Movie review by Greg Carlson
Frank Langella shares a tremendous performance as Leonard Schiller, a fading, aging novelist courted and flattered by the attentions of an ambitious graduate student in “Starting Out in the Evening.” Adapted from the 1998 novel by Brain Morton, Andrew Wagner’s screen adaptation is a literate, quiet experience that will please voracious readers as much as it will bore those who crave action and spectacle. Deliberate, placid and visually quite stunning, the labor of love was shot in less than three weeks on a budget of roughly half a million dollars on location in New York City.
Despite flirting with the pitfalls of a May-December story, “Starting Out in the Evening” sets its sights on a great deal more than the expected trappings. The movie is self-conscious enough to acknowledge the naked ambitions of its central characters, and we get to know them as fully rounded individuals prone to the twists and turns of vanity and self-doubt. The appropriately named Heather Wolfe (Lauren Ambrose) might be the more obviously calculating of the central pair, but the movie doesn’t skimp in revealing just how much the nearly forgotten Schiller basks in the fawning sweet talk of the much younger woman. Who wouldn’t enjoy being called important and underappreciated?

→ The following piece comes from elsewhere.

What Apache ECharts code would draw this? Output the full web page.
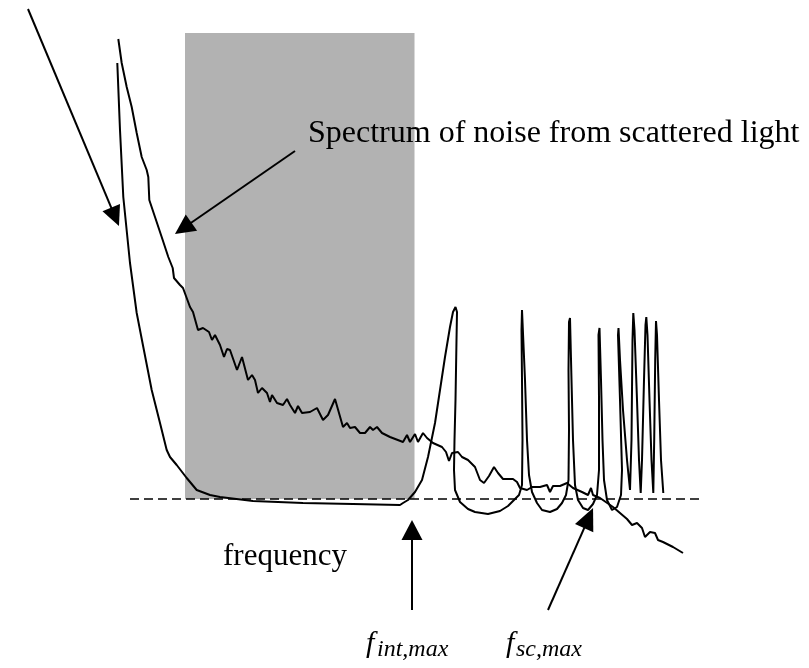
<!DOCTYPE html>
<html>
<head>
<meta charset="utf-8">
<script src="https://cdn.jsdelivr.net/npm/echarts@6/dist/echarts.min.js"></script>
<style>html,body{margin:0;padding:0;background:#fff}#c{width:809px;height:668px}</style>
</head>
<body>
<div id="c"></div>
<script>
// Interferometer response curve (frequency, amplitude above the dashed reference level)
const respFreq = [117.3,120,123.3,130,136.7,143.3,151.7,160,166.7,170,176.7,186.7,196.7,210,220,253,303,353,400,403,408,415,422,428,435,440,445,450,453,455.5,457,456.5,455.5,454.5,454,455,460,468,475,488,500,508,514,519,522,522.5,522,521.5,522,523,525,527,529,532,537,542,550,557,562,566,568.5,569,568.5,569,570,571.5,573,575,578,583,588,593,597,599,599,598.5,599.5,601,602.5,604,607,612,617,621,622,620,618,618.5,620,623,627,630,631.5,632.5,633.3,634.5,637,639,640.7,642,644,645.5,646.3,647.5,649.5,651.5,653.3,654.2,655.2,656,657,659,661,663.3];
const respAmp  = [437,370,303,237,187,153,110,77,50,43,35,22,10,5,3,-1,-3,-4,-5,-3,0,8,20,43,77,110,143,173,188,193,188,160,100,60,30,10,-2,-9,-12,-14,-11,-6,0,5,15,60,120,170,190,188,120,60,25,8,-3,-10,-12,-9,-3,5,20,70,130,178,182,120,60,15,0,-8,-10,-4,5,30,100,165,172,120,60,20,0,-10,-7,5,30,100,165,172,140,90,40,10,60,160,187,170,100,40,7,40,120,175,183,165,100,40,7,60,140,179,165,100,40,7];

// Spectrum of noise from scattered light
const noiseFreq = [118.3,121.7,126.7,131.7,136.7,141.7,146.7,148.3,149.3,155,161.7,168.3,172.7,174,180,183,190,193,198,203,209,212,215,220,224,227,230,237,242,248,252,255,258,262,267,270,272,277,283,287,290,295,298,302,310,317,323,328,335,343,347,350,355,360,365,370,373,377,382,390,403,407,410,415,418,423,427,433,442,446,449,452,458,462,468,475,480,484,489,494,498,503,508,513,517,520,527,532,540,547,550,553,560,567,573,582,588,591,593,600,613,620,627,632,637,642,645,650,655,658,663,673,683];
const noiseAmp  = [461,437,413,393,367,343,330,323,300,283,263,243,232,222,215,212,193,188,170,172,168,160,165,155,143,151,150,130,143,120,125,120,107,112,107,98,105,97,95,101,95,87,94,87,88,92,80,85,101,73,77,72,73,67,67,73,70,73,67,63,58,65,58,66,58,67,62,57,53,48,39,47,48,43,40,33,20,17,24,33,27,21,21,21,18,12,10,13,13,15,8,14,14,17,12,8,5,12,5,2,-7,-13,-19,-25,-23,-28,-37,-32,-33,-40,-42,-47,-53];

// Shaded band (frequency range, amplitude range)
const bandFreq = [185, 414.5];
const bandAmp  = [1, 467];
// Dashed reference level
const refLevel = 1;
const refFreq = [130, 700];

// Annotation arrows: [tailX, tailY, headX, headY]
const arrows = [
  [28, 491, 115.1, 283.2],
  [295, 349, 183.2, 271.7],
  [412, -110, 412, -30],
  [548, -110, 588.6, -18.1]
];
const arrowHeads = [[19, 20], [20, 20], [21, 20], [20, 22]];

const chart = echarts.init(document.getElementById('c'), null, {renderer: 'canvas'});

const arrowLines = arrows.map((a, i) => [
  {coord: [a[0], a[1]], symbol: 'none'},
  {coord: [a[2], a[3]], symbol: 'triangle', symbolSize: arrowHeads[i]}
]);

const serif = "'Liberation Serif', 'Times New Roman', serif";

chart.setOption({
  animation: false,
  backgroundColor: '#ffffff',
  grid: {left: 0, right: 0, top: 0, bottom: 0},
  xAxis: {type: 'value', min: 0, max: 809, show: false},
  yAxis: {type: 'value', min: -168, max: 500, show: false},
  series: [
    {
      type: 'line',
      z: 3,
      data: respFreq.map((f, i) => [f, respAmp[i]]),
      showSymbol: false,
      smooth: false,
      lineStyle: {color: '#000', width: 2},
      silent: true,
      markArea: {
        silent: true,
        itemStyle: {color: '#b2b2b2', opacity: 1},
        data: [[{coord: [bandFreq[0], bandAmp[0]]}, {coord: [bandFreq[1], bandAmp[1]]}]]
      },
      markLine: {
        silent: true,
        animation: false,
        label: {show: false},
        symbol: 'none',
        lineStyle: {color: '#000', width: 1.6, type: [9, 5]},
        data: [[{coord: [refFreq[0], refLevel]}, {coord: [refFreq[1], refLevel]}]]
      }
    },
    {
      type: 'line',
      z: 4,
      data: noiseFreq.map((f, i) => [f, noiseAmp[i]]),
      showSymbol: false,
      lineStyle: {color: '#000', width: 2},
      silent: true,
      markLine: {
        silent: true,
        animation: false,
        label: {show: false},
        lineStyle: {color: '#000', width: 2, type: 'solid'},
        itemStyle: {color: '#000'},
        data: arrowLines
      }
    }
  ],
  graphic: [
    {type: 'text', z: 100, x: 308, y: 134, style: {text: 'Spectrum of noise from scattered light', font: '32px ' + serif, fill: '#000', align: 'left', verticalAlign: 'middle'}},
    {type: 'text', z: 100, x: 223, y: 557, style: {text: 'frequency', font: '31px ' + serif, fill: '#000', align: 'left', verticalAlign: 'middle'}},
    {type: 'text', z: 100, x: 366, y: 644, style: {text: 'f', font: 'italic 30px ' + serif, fill: '#000', align: 'left', verticalAlign: 'middle'}},
    {type: 'text', z: 100, x: 377, y: 650, style: {text: 'int,max', font: 'italic 24px ' + serif, fill: '#000', align: 'left', verticalAlign: 'middle'}},
    {type: 'text', z: 100, x: 506, y: 644, style: {text: 'f', font: 'italic 30px ' + serif, fill: '#000', align: 'left', verticalAlign: 'middle'}},
    {type: 'text', z: 100, x: 516, y: 650, style: {text: 'sc,max', font: 'italic 24px ' + serif, fill: '#000', align: 'left', verticalAlign: 'middle'}}
  ]
});
</script>
</body>
</html>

The movie is slightly less compelling when it leaves the company of Schiller and Wolfe for Schiller’s almost forty-year-old daughter Ariel (Lili Taylor). Ariel, desperate to have a child before she reaches middle age, rekindles a romance with an old beau (Adrian Lester) even though he refuses to consider the possibility of starting a family. The draining hourglass metaphor that drives both father and daughter might work better on the page than on the screen. Taylor, however, is an accomplished performer, and her presence in the movie is welcome, especially in the slightly bitter dutifulness she brings to her occupation as the offspring of a once lauded artist.
“Starting Out in the Evening” succeeds in the depiction of Schiller’s caution in the presence of the beguiling Heather. The old man initially keeps his admirer at a distance, painfully aware that a quid pro quo offer is on the table from their first meeting. Heather wants a story, a thesis, and eventually a publication out of the relationship; Schiller knows it but succumbs to his ego anyway. When the opportunity for physical intimacy rolls around (with a kind of persuasive inevitability), the movie hits its stride. An erotically charged pas de deux, beginning with an anointing by honey and ending with a shot of aching restraint, is memorably rendered and thoroughly believable.
Sometimes, the movie comes close to taking itself too seriously. Schiller himself is nearly humorless. Characters occasionally seem to point out the all too obvious, which can feel slightly condescending. “Starting Out in the Evening” is nothing if not earnest, though, and all four of the major actors are terrific. When Schiller and Wolfe venture outside his tastefully appointed Upper West Side hibernaculum, we glimpse the dog-eat-dog enterprise of NYC’s publishing world, stuffed to bursting with cruelty and rejection. It is no wonder the moviemakers side with the austere, old-fashioned wordsmith whose time has come and gone.
This review was also published in the High Plains Reader the week of 3/31/08.